I have tried to follow Ron’s arguments here, but I can’t. I don’t see where the money will come from. The Marxist labor theory of value is that value is added by labor, and the capitalist pays below the value of the labor and keeps the surplus value for himself. Of course he then invests that profit in other enterprises, but that could be accomplished by a better system in which the workers themselves then own the enterprises in which the surplus values are invested.
Ron Unz argues that if Wal-Mart raised prices by less than 2% it could afford the $12 minimum wage without further price adjustments, and this would produce a massive economic stimulus – the higher pay would all be spent, not saved or invested, making more business for Wall-Mart – and the economy would boom. Wall-Mart won’t do that because this would signal competitors to pay less money in wages and use what they save to cut prices below Wall-Mart’s; but a minimum wage law would fix that. Now to compete with Wall-Mart you can’t do it by paying less than it pays, and once again everyone benefits.

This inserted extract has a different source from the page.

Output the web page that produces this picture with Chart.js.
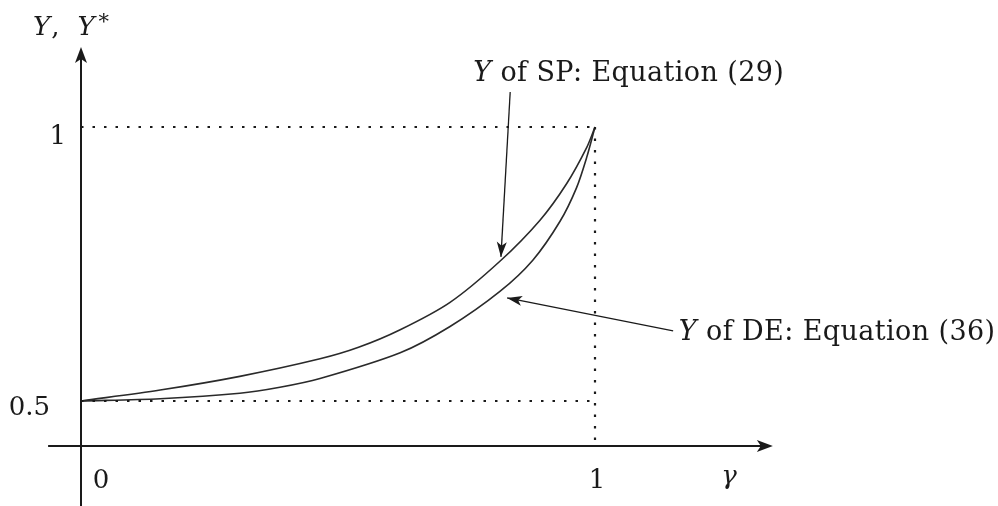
<!DOCTYPE html>
<html>
<head>
<meta charset="utf-8">
<script src="https://cdn.jsdelivr.net/npm/chart.js@4/dist/chart.umd.min.js"></script>
<style>
  html, body { margin: 0; padding: 0; background: #fff; }
  #wrap { width: 998px; height: 506px; }
</style>
</head>
<body>
<div id="wrap"><canvas id="c" width="998" height="506"></canvas></div>
<script>
// gamma values and the two curves Y(gamma)
const gammaSP = [0, 0.154, 0.309, 0.465, 0.540, 0.621, 0.718, 0.815, 0.893, 0.945, 0.984, 1];
const ySP     = [0.5, 0.520, 0.545, 0.577, 0.598, 0.630, 0.680, 0.755, 0.830, 0.897, 0.963, 1];

const gammaDE = [0, 0.154, 0.309, 0.387, 0.465, 0.621, 0.718, 0.815, 0.879, 0.932, 0.964, 0.984, 1];
const yDE     = [0.5, 0.504, 0.514, 0.525, 0.541, 0.588, 0.636, 0.700, 0.757, 0.828, 0.889, 0.945, 1];

// tick labels
const xTickValues = [0, 1];
const xTickLabels = ['0', '1'];
const yTickValues = [0.5, 1];
const yTickLabels = ['0.5', '1'];

// where the horizontal axis crosses the vertical one
const axisCrossY = 0.418;

const toPts = (xs, ys) => xs.map((x, i) => ({ x, y: ys[i] }));

const SERIF = '"DejaVu Serif", "Liberation Serif", serif';
const INK = '#1a1a1a';

function drawRich(ctx, parts, x, y) {
  let cx = x;
  for (const p of parts) {
    ctx.font = (p.italic ? 'italic ' : '') + p.size + 'px ' + SERIF;
    ctx.fillText(p.t, cx, y + (p.dy || 0));
    cx += ctx.measureText(p.t).width + (p.gap || 0);
  }
}

function arrowHead(ctx, x1, y1, x2, y2, len, half) {
  const a = Math.atan2(y2 - y1, x2 - x1);
  const c = Math.cos(a), s = Math.sin(a);
  ctx.beginPath();
  ctx.moveTo(x2, y2);
  ctx.lineTo(x2 - len * c + half * s, y2 - len * s - half * c);
  ctx.lineTo(x2 - len * c * 0.75, y2 - len * s * 0.75);
  ctx.lineTo(x2 - len * c - half * s, y2 - len * s + half * c);
  ctx.closePath();
  ctx.fill();
}

const decorations = {
  id: 'decorations',
  afterDatasetsDraw(chart) {
    const ctx = chart.ctx;
    const xs = chart.scales.x, ys = chart.scales.y;
    const px = v => xs.getPixelForValue(v);
    const py = v => ys.getPixelForValue(v);
    ctx.save();
    ctx.strokeStyle = INK;
    ctx.fillStyle = INK;

    // axes with arrow tips
    const x0 = px(0), yc = py(axisCrossY);
    const yTop = py(1.146), yBot = py(0.30);
    const xL = px(-0.064), xR = px(1.346);
    ctx.lineWidth = 2;
    ctx.beginPath();
    ctx.moveTo(x0, yBot); ctx.lineTo(x0, yTop + 10);
    ctx.moveTo(xL, yc); ctx.lineTo(xR - 10, yc);
    ctx.stroke();
    arrowHead(ctx, x0, yBot, x0, yTop, 16, 6);
    arrowHead(ctx, xL, yc, xR, yc, 16, 6);

    // leader arrows for the curve labels
    ctx.lineWidth = 1.3;
    const leaders = [
      [0.835, 1.064, 0.817, 0.763],
      [1.152, 0.628, 0.829, 0.688]
    ];
    for (const [a, b, c, d] of leaders) {
      ctx.beginPath();
      ctx.moveTo(px(a), py(b));
      ctx.lineTo(px(c), py(d));
      ctx.stroke();
      arrowHead(ctx, px(a), py(b), px(c), py(d), 15, 5);
    }

    ctx.textBaseline = 'middle';
    // tick labels
    ctx.textAlign = 'center';
    ctx.font = '26px ' + SERIF;
    xTickValues.forEach((v, i) => ctx.fillText(xTickLabels[i], px(v) + (v === 0 ? 20 : 2), yc + 35));
    ctx.textAlign = 'right';
    yTickValues.forEach((v, i) => {
      const right = v === 1 ? x0 - 15 : x0 - 31;
      ctx.fillText(yTickLabels[i], right, py(v) + (v === 0.5 ? 7 : 10));
    });

    // axis titles
    ctx.textAlign = 'left';
    ctx.font = 'italic 26px ' + SERIF;
    ctx.fillText('\u03b3', px(1.24) + 3, yc + 31);
    drawRich(ctx, [
      { t: 'Y', italic: true, size: 26, gap: 1 },
      { t: ',', size: 26, gap: 18 },
      { t: 'Y', italic: true, size: 26, gap: 4 },
      { t: '*', size: 21, dy: -5 }
    ], x0 - 48, yTop - 19);

    // curve labels
    ctx.letterSpacing = '0.4px';
    drawRich(ctx, [
      { t: 'Y', italic: true, size: 27, gap: 9 },
      { t: 'of SP: Equation (29)', size: 27 }
    ], px(0.763), py(1.099) + 1);
    drawRich(ctx, [
      { t: 'Y', italic: true, size: 27, gap: 9 },
      { t: 'of DE: Equation (36)', size: 27 }
    ], px(1.163), py(0.626) + 1);
    ctx.letterSpacing = '0px';

    ctx.restore();
  }
};

const dotted = { borderColor: INK, borderWidth: 2.2, borderDash: [2.5, 9], tension: 0, pointRadius: 0 };

new Chart(document.getElementById('c'), {
  type: 'line',
  data: {
    datasets: [
      Object.assign({ data: [{ x: 0, y: 1 }, { x: 1, y: 1 }] }, dotted),
      Object.assign({ data: [{ x: 0, y: 0.5 }, { x: 1, y: 0.5 }] }, dotted),
      Object.assign({ data: [{ x: 1, y: 1 }, { x: 1, y: axisCrossY }] }, dotted),
      {
        label: 'Y of SP',
        data: toPts(gammaSP, ySP),
        borderColor: '#2a2a2a', borderWidth: 1.6, pointRadius: 0,
        tension: 0.3
      },
      {
        label: 'Y of DE',
        data: toPts(gammaDE, yDE),
        borderColor: '#2a2a2a', borderWidth: 1.6, pointRadius: 0,
        tension: 0.3
      }
    ]
  },
  options: {
    responsive: false,
    animation: false,
    devicePixelRatio: 1,
    layout: { padding: 0 },
    plugins: { legend: { display: false }, tooltip: { enabled: false } },
    scales: {
      x: { type: 'linear', display: false, min: -81 / 514, max: 917 / 514 },
      y: { type: 'linear', display: false, min: 0.5 - 105 / 548, max: 0.5 + 401 / 548 }
    }
  },
  plugins: [decorations]
});
</script>
</body>
</html>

I don’t know, but it seems to me that raising minimum wages either has no effect – people are already getting that – or it raises the cost of doing whatever it is that the worker does, and if that isn’t worth the minimum wage the job will disappear.
But I will vigorously dispute one point Ron makes: raising the minimum wage isn’t going to save billions in entitlements.
He says
Ordinary taxpayers would be the other great beneficiaries, saving many tens of billions of dollars each year in payments for Food Stamps, the Earned Income Tax Credit, housing subsidies, and other social welfare programs. Businesses should pay their own employees rather than quietly shifting the burden to government programs and the American taxpayer. Conservatives and free-market supporters should endorse this simple idea.
This assumes that having raised minimum wages the entitlement programs would be cut. I don’t believe that is politically possible.
I don’t disagree that Scrooge ought to have paid Cratchit a higher wage and ought to have bought a goose for the Cratchit family. I am less sure that Parliament should have required him to do it.
It’s lunch time. More later.
I have not given abandoned the discussion about evolution theories, and the notion of inheritance of acquired characteristics needs discussion, but to me it is self evident that the original Darwinian hypothesis of blind chance and survival of the fittest simply can’t be demonstrated as plausible. My friend Fred has something to say on the subject: http://fredoneverything.net/LastDarwin.shtml And like Fred, I don’t know. I don’t claim to know. Just as I don’t know about Global Warming. But I am pretty sure that those who do claim that they KNOW are wrong.
Freedom is not free. Free men are not equal. Equal men are not free.